- Halil Rud
- Coordinates: 29°04′52″N 56°59′43″E﻿ / ﻿29.08111°N 56.99528°E
- Country: Iran
- Province: Kerman
- County: Rabor
- Bakhsh: Hanza
- Rural District: Javaran

Population (2006)
- • Total: 238
- Time zone: UTC+3:30 (IRST)
- • Summer (DST): UTC+4:30 (IRDT)

= Halil Rud =

Halil Rud (هليل رود, also Romanized as Halīl Rūd; also known as Deh-e Halīl Rūd) is a village in Javaran Rural District, Hanza District, Rabor County, Kerman Province, Iran. At the 2006 census, its population was 238, in 50 families. It is located near Halil River.

==Excavations and findings==
The area around Hali Rud was occupied in the Bronze Age by the Jiroft culture, also known as the "Halirud style". In 2002–2003 the Iranian government publicized its collection of confiscated artifacts which originated from the Halil Rud necropolises; these included elaborately-carved chlorite vessels and other grave goods. One grave contained "animal bones and food offerings, ceramics, and stone and copper items ... [indicating] a coherent cultural and chronological framework, around 2400-2200 BC".

Since February 2003, archaeologist have recovered a wealth of artifacts from the Mahtoutabad necropolis. The two nearby mounds, Konar Sandal South and North, were also excavated. A 2013 research paper about the South mound states that work during 2006 to 2009 "revealed the remains of three successive settlements dating to the fourth millennium BC".

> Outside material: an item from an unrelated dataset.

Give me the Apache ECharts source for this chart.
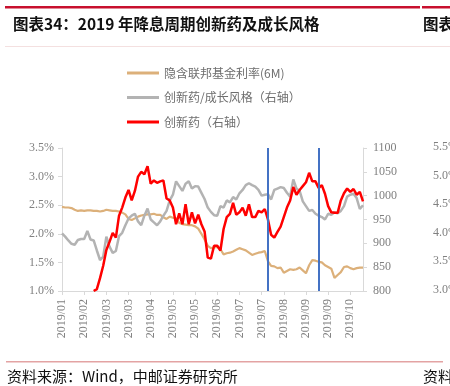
<!DOCTYPE html>
<html><head><meta charset="utf-8">
<script src="https://cdn.jsdelivr.net/npm/echarts@6/dist/echarts.min.js"></script>
<style>html,body{margin:0;padding:0;background:#fff}#c{width:450px;height:386px}</style>
</head><body><div id="c"></div>
<script>
// x-axis tick labels (one every 7 observations)
const tickLabels = ['2019/01','2019/02','2019/03','2019/03','2019/04','2019/05','2019/05','2019/06','2019/07','2019/07','2019/08','2019/09','2019/09','2019/10'];
// 隐含联邦基金利率(6M), %
const fedRate = [2.47,2.46,2.46,2.45,2.42,2.40,2.41,2.40,2.41,2.41,2.40,2.40,2.39,2.40,2.42,2.41,2.40,2.40,2.39,2.37,
 2.34,2.26,2.24,2.27,2.30,2.32,2.33,2.34,2.34,2.35,2.33,2.33,2.29,2.26,2.30,2.28,2.27,2.19,2.17,2.16,
 2.15,2.15,2.13,2.09,2.00,1.90,1.79,1.75,1.76,1.77,1.73,1.64,1.66,1.67,1.69,1.72,1.75,1.73,1.71,1.67,
 1.63,1.65,1.67,1.68,1.70,1.52,1.44,1.43,1.40,1.41,1.32,1.35,1.38,1.37,1.38,1.41,1.36,1.31,1.45,1.54,
 1.53,1.51,1.50,1.45,1.42,1.39,1.23,1.28,1.33,1.42,1.43,1.40,1.38,1.40,1.41,1.41];
// 创新药/成长风格 (right axis)
const ratioSeries = [921,914,906,899,897,907,909,909,926,908,906,885,865,872,914,893,880,884,915,922,
 938,952,958,962,946,938,958,973,950,944,938,946,958,968,990,1002,1030,1020,1010,1025,
 1030,1015,1020,1019,1006,993,975,966,959,958,978,975,990,986,997,992,1005,1012,1022,1026,
 1022,1019,1012,1000,1002,1003,992,1012,1015,1018,1016,1006,998,1034,1015,1010,988,978,968,970,
 962,958,955,950,962,960,965,963,968,978,998,1002,1004,995,972,980];
// 创新药 (right axis)
const drugSeries = [null,null,null,null,null,null,null,null,null,null,800,804,827,853,886,903,922,912,958,975,
 996,1012,990,1010,1040,1050,1045,1062,1025,1032,1027,1030,1032,994,990,975,940,963,940,982,
 940,965,942,960,940,925,870,868,895,895,885,930,955,962,985,960,965,975,958,982,
 955,955,968,965,972,950,918,912,924,935,955,975,990,1018,1002,1012,1020,1028,1048,1030,
 1030,1016,1022,1004,978,965,964,964,990,1005,1015,1008,1014,1002,1008,988];
// observation indices of the two marked events (blue lines)
const eventIdx = [65, 81];
const seriesNames = ['隐含联邦基金利率(6M)','创新药/成长风格（右轴）','创新药（右轴）'];
const seriesColors = ['#dcb07a', '#b3b3b3', '#ff0000'];

const categories = fedRate.map((_, i) => 'd' + i);
const chart = echarts.init(document.getElementById('c'), null, {renderer: 'canvas'});
const axisTxt = {fontFamily: 'Liberation Serif', fontSize: 12, color: '#808080'};
const axisLn = {show: true, lineStyle: {color: '#d9d9d9', width: 1}};
const lineIcon = 'path://M0,0H32V3H0Z';
chart.setOption({
  animation: false,
  backgroundColor: '#fff',
  grid: {left: 62, right: 87, top: 148, bottom: 95, containLabel: false},
  legend: {
    orient: 'vertical', left: 122, top: 61, itemWidth: 32, itemHeight: 14, itemGap: 10.5,
    symbolKeepAspect: true,
    textStyle: {fontFamily: 'Noto Sans CJK SC', fontSize: 12, lineHeight: 14, color: '#6e6e6e'},
    data: seriesNames.map((n, k) => ({name: n, icon: lineIcon, itemStyle: {color: seriesColors[k]}}))
  },
  xAxis: {
    type: 'category', boundaryGap: false, data: categories,
    axisLine: axisLn,
    axisTick: {show: true, interval: 6, length: 4, lineStyle: {color: '#d9d9d9'}},
    axisLabel: Object.assign({interval: 6, rotate: 90, margin: 8,
      formatter: (v, i) => (i % 7 === 0 ? tickLabels[i / 7] : '')}, axisTxt),
    splitLine: {show: false}
  },
  yAxis: [
    {type: 'value', min: 1, max: 3.5, interval: 0.5, position: 'left',
     axisLine: axisLn, axisTick: {show: true, length: 4, lineStyle: {color: '#d9d9d9'}},
     axisLabel: Object.assign({margin: 8, formatter: v => v.toFixed(1) + '%'}, axisTxt),
     splitLine: {show: false}},
    {type: 'value', min: 800, max: 1100, interval: 50, position: 'right',
     axisLine: axisLn, axisTick: {show: true, length: 4, lineStyle: {color: '#d9d9d9'}},
     axisLabel: Object.assign({margin: 10, formatter: v => String(v)}, axisTxt),
     splitLine: {show: false}}
  ],
  series: [
    {name: seriesNames[0], type: 'line', yAxisIndex: 0, data: fedRate, symbol: 'none',
     lineStyle: {color: seriesColors[0], width: 2.2}, itemStyle: {color: seriesColors[0]}},
    {name: seriesNames[1], type: 'line', yAxisIndex: 1, data: ratioSeries, symbol: 'none',
     lineStyle: {color: seriesColors[1], width: 2.5}, itemStyle: {color: seriesColors[1]}},
    {name: seriesNames[2], type: 'line', yAxisIndex: 1, data: drugSeries, symbol: 'none',
     lineStyle: {color: seriesColors[2], width: 2.5}, itemStyle: {color: seriesColors[2]},
     markLine: {silent: true, symbol: 'none', label: {show: false}, animation: false,
       lineStyle: {color: '#4472c4', width: 2, type: 'solid'},
       data: eventIdx.map(i => ({xAxis: i}))}}
  ],
  graphic: [
    {type: 'rect', shape: {x: 5, y: 6, width: 415, height: 2.5}, style: {fill: '#c8102e'}},
    {type: 'rect', shape: {x: 422, y: 6, width: 28, height: 2.5}, style: {fill: '#c8102e'}},
    {type: 'text', left: 13, top: 16, style: {text: '图表34：2019 年降息周期创新药及成长风格', fontFamily: 'Noto Sans CJK SC', fontWeight: 'bold', fontSize: 15.5, fill: '#111'}},
    {type: 'text', left: 423, top: 16, style: {text: '图表35', fontFamily: 'Noto Sans CJK SC', fontWeight: 'bold', fontSize: 15.5, fill: '#111'}},
    {type: 'rect', shape: {x: 5, y: 46, width: 445, height: 1}, style: {fill: '#f4e0e0'}},
    {type: 'rect', shape: {x: 6, y: 361, width: 437, height: 1.5}, style: {fill: '#e3a3a3'}},
    {type: 'text', left: 7, top: 369, style: {text: '资料来源：Wind，中邮证券研究所', fontFamily: 'Noto Sans CJK SC', fontSize: 15, fill: '#111'}},
    {type: 'text', left: 423, top: 369, style: {text: '资料来源', fontFamily: 'Noto Sans CJK SC', fontSize: 15, fill: '#111'}},
    {type: 'text', left: 433, top: 141, style: {text: '5.5%', fontFamily: 'Liberation Serif', fontSize: 12, fill: '#808080'}},
    {type: 'text', left: 433, top: 170, style: {text: '5.0%', fontFamily: 'Liberation Serif', fontSize: 12, fill: '#808080'}},
    {type: 'text', left: 433, top: 198, style: {text: '4.5%', fontFamily: 'Liberation Serif', fontSize: 12, fill: '#808080'}},
    {type: 'text', left: 433, top: 227, style: {text: '4.0%', fontFamily: 'Liberation Serif', fontSize: 12, fill: '#808080'}},
    {type: 'text', left: 433, top: 255, style: {text: '3.5%', fontFamily: 'Liberation Serif', fontSize: 12, fill: '#808080'}},
    {type: 'text', left: 433, top: 284, style: {text: '3.0%', fontFamily: 'Liberation Serif', fontSize: 12, fill: '#808080'}}
  ]
});
</script></body></html>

Excavation re-commenced in 2014 and revealed art works of "complexity and beauty" and artifacts that proved that the society had several writing systems. According to National Geographic, the content of the mounds is significant:They turned out to contain the remains of two major architectural complexes. The northern mound included a cult building, while in the southern one were the remains of a fortified citadel. At the foot of the mounds, buried under many feet of sediment, were the remains of smaller buildings. It’s believed that the two mounds had once formed part of a unified urban settlement that stretched many miles across the plateau ... [artifacts] "have been dated to between 2500 and 2200 B.C. [They are said to be evidence of] the "development of a complex civilization".